Day 3. Silba to Pag: Your arriving point should be the settlement of Lun situated in the far north of the island. The place is notable for serene atmosphere, songs of crickets and fragrant scents of numerous olive tree. Because of its characteristics, the place was proclaimed a botanic reservation in 1963.
When you come to Pag, you will have a notion that you arrived at the surface of the moon. Barren, harsh rocks scattered across the island are making an almost lunar atmosphere. It is definitely one of the more unusual islands in Croatia. Many party goers are allured to this island because of numerous entertaining events held in Zrće beach in Novalja. The town of Novalja also holds a notable Roman monument called Talijanova buža: Italian hole. It is an aqueduct that once supplied the waters from surrounding fields. If the lunch our is getting near, tuck into succulent Pag lamb, a very well-known delicatessen of the island. As an appetizer, ask your waiter to bring you some of the authentic Pag cheese.
Day 4. Pag to Rab and to Cres: The island of Rab is mostly barren and karst on the north-eastern side and the southwestern side is mostly covered with Oak forests common for the Medditerrean territories and climate. It was first mentioned in 360 BC as Arba. On Illyrian – Liburnian language, the name means “Dark, obscure and green forested”. Get to know flora and fauna of the island by visiting Komrčar Park alongside Rab Old town and have a picnic there. It is an ideal place to those who have some botanic knowledge because of the wide range of cypresses, oaks an Aleppo pines. If you are looking for a nifty place to shake your legs by swimming and water-soaking, visit the famous Paradise beach at the southern end of Lopar. Stay long enough to become a part of beach parties in the evening. To see the exhibits that originate far away in the history, visit the town of Rab and see the skull of St. Christopher who was beheaded around 250 A.D. In the Rab’s Old Town, facing the harbour, you can dine savory fish in a restaurant Santa Maria, situated in a 200-year-old palace.
Cres is the biggest Adriatic island. It is known to have very rich flora and many of the floral species are considered to be relic and endemic. Also, nature lovers will spend many captivating hours in observing fauna that include one very rare type of bird: The Eurasian griffon. While revealing sparsely populated territories on the island, take some time to visit Lubenice: A 4.000-year-old settlement. Just a few people live there and you will be surrounded by a peculiar feeling of calmness and solitude. One of the most renowned Croatian sculpturers Ivan Meštrović made some bronze statues that are exhibited in the town of Osor. Visit the town to find out cultural treasures that are situated there. It has to be mentioned that Cres has its own Blue Cave and you can reach it from Žanja beach near Lubenice.

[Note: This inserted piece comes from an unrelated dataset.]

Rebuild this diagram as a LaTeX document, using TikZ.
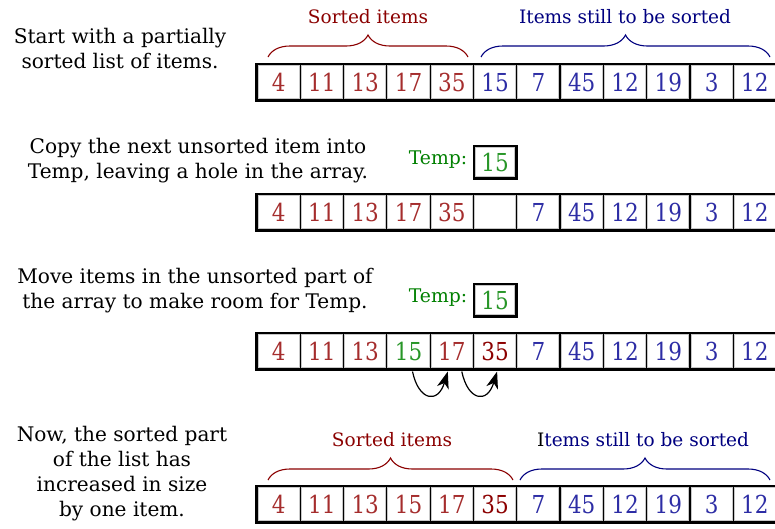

Day 5: Cres to Krk: Insula Aurea – the island of Krk. At the beginning of 20th century, people nicknamed it “the 6th continent”. People who visit the island can discover its unusual relief, natural formations like picturesque coves and lagoons, fertile fields very suitable for cultivation of vegetables and mountainous landscape covered with bare limestone. The variety of fauna species is very apparent. Lovers of nature and nature observers can search the nature areas to find the rare specie of vulture vrški tić. Start your island roaming by visiting the cave of Biserujka to see its stupendous stalactites and stalagmites. To celebrate the Glagolitic writing system, an early Slavic script, academics came up with the series of 34 sculptors, each of the representing a letter in Glagolitic alphabet. The trail starts in Baška and it leads to the Stara Riva by the waterfront. To find out where Croats came from, visit church of St. Mary in Jurandvor and find a replica of Bašćanska tablet: One of the oldest Croatian documents. Have you ever heard about wakeboard? It is a combination of skiing, surfing and snowboarding. Go to Wakeboard Center Krk and give it a go!
Day 6: Krk to Opatija: Opatija is one of the most elegant, upscaled Croatian towns. There is a vast Austro-Hungarian influence that’s manifested through aristocratic villas that are converted into hotels and apartments. This is the place where Croatian tourism started in 19th century. Elites were gathering here in local spa’s and the emperor Franz Joseph 1st was one of the most notable guests. The climate is very favourable with fragrant, salty scent of Kvarner sea and winds that come from nearby Učka mountain. While in the city, stroll through famous walk of fame and meet famous Croats that made significant contribution in fields of art, sport and science. While by the sea, take out your camera and make a selfie with the statue “Maiden with a segull”. When the night is near, visit a museum of Croatian tourism or walk on the famous promenade of Opatija.
Day 7: Opatija to Premantura: Premantura really stands out in terms of uniqueness and the pristine colour of the Adriatic Sea. Of course, such a stunning place has to have belonging beaches so tourists can feel the serenity and blueness of water. While in the town, visit the church of St. Lawrence or indulge in island hopping to see little islets like Porer. There you can see walloping stone monument and lighthouse that you can even rent for your purposes. Such a divine sea deserves to be used for water sports and you can have some action time by surfing, sailing and water skiing.
Day 8: Premantura – Pula: It is the last day and you made a full circle: You started in Pula and finished in the same town. It is the Istria’s capital, known for its broad Roman heritage, splendidly preserved Old core of the town and an archaeological museum with findings from Illyrian, Roman and medieval times. Visit some notable monuments like Arch of Sergii, Temple of Augustus and the gate of Hercules to discover why Pula was one of the main focal points in this part of Europe.